The PAT growth was slower due to a higher tax rate of 28% compared with 12% in Q2 2016. On a sequential basis, sales grew by 12% q/q which we attribute to seasonality. The end-Jun quarter is usually the strongest quarter for the palm oil companies. Due to the q/q sales growth and a 2,109bp q/q gross margin expansion, PBT advanced by 30% q/q, despite a 64% q/q increase in operating expenses. PAT growth slowed to 3% q/q on the back of a higher tax rate (versus 10% recorded in the prior quarter). Compared with our estimates, while sales were slightly ahead, by 4%, PBT and PAT were ahead by 25% on average. 

A breakdown of the revenue figure shows that palm oil sales of N6.1bn grew by 58% y/y while rubber sales of N507m grew by 23% during the quarter. The rubber business now represents 8% of Okomu’s topline compared with 40% in 2011. We believe the growth in palm oil sales was driven by both volume growth and pricing.   
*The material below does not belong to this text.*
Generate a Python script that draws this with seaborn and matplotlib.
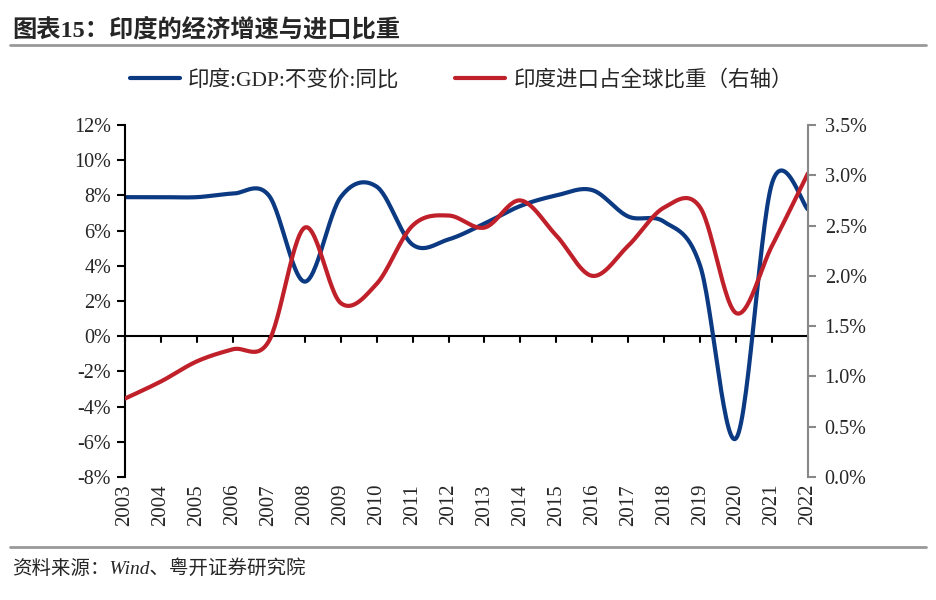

Okomu had in the past indicated that the company was implementing an aggressive expansion plan. It appears that the plans are yielding some rewards. Also, we continue to believe that local palm oil producers are in an advantageous position relative to importers (competitors) due to CBN policies which have translated to favorable pricing.  

On an annualised basis, Okomu’s H1 sales are tracking ahead of consensus’ FY 2017 sales estimate of N20.6bn by 21%. PBT and PAT are tracking ahead by 45% on average. As such, we expect upward revisions to consensus estimates. 

Year to date, Okomu shares have gained 85% vs the NSE ASI which has returned 37% this year. We rate the stock Neutral. Our estimates are under review.